O budismo, que assenta no princípio da causa e efeito, ensina que tudo aquilo que verdadeiramente somos é o resultado daquilo que pensamos. Se perseguirmos causas boas (pensamentos, palavras e ações), conseguiremos um bom karma na vida; se as ações que realizarmos forem más para nós e para os outros, desencadearemos um karma negativo. A principal prática do budismo é a meditação, que pressupõe ser capaz de entender a própria mente, variando a filosofia que a orienta e os resultados que se propõe com a escola que se acompanha.
Se durante séculos a espiritualidade esteve ligada à religião e suas práticas, mesmo que no sentido mais apurado tenha por finalidade a compreensão da verdade, nas últimas décadas passou a relacionar-se com o natural discernimento e progresso do indivíduo, a ponto de se ter normalizado o termo “espiritualidade laica” (cf. FERRY, 2011; BOTTON, 2005).
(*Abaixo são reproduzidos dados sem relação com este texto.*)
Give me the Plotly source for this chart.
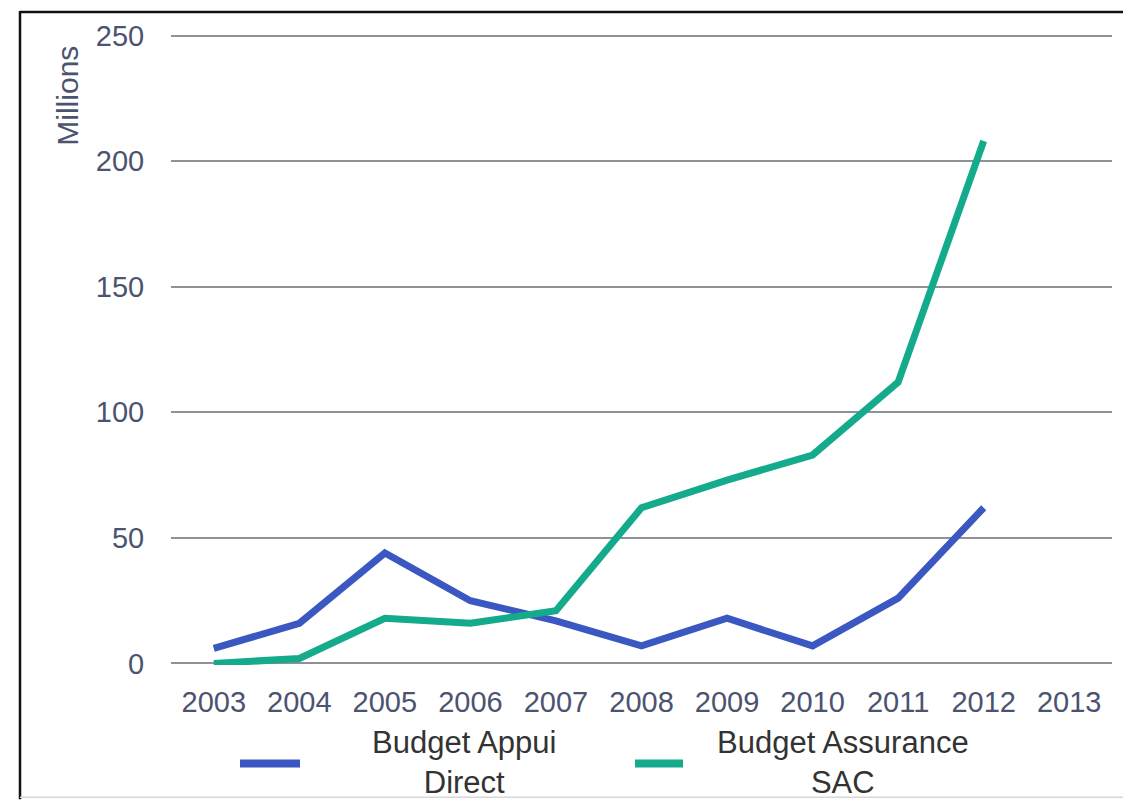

Bibliog.: ANTUNES, s.j., Manuel, Obra Completa, t. 1, vol. 2, Lisboa, Fundação Calouste Gulbenkian, 2005; BOTTON, Alain de, Religião para Ateus, Lisboa, D. Quixote, 2012; DELUMEAU, Jean. (dir.), As Grandes Religiões do Mundo, Lisboa, Presença, 1997; FERRY, Luc, A Revolução do Amor. Para Uma Espiritualidade Laica, Lisboa, Temas e Debates, 2011; JÁCOMO, António, O Que Conhecemos quando Intuímos, Porto, Universidade Católica do Porto, 2014; SOARES, M. L. Couto, O Que É o Conhecimento? Introdução à Epistemologia, Porto, Campo das Letras, 2005.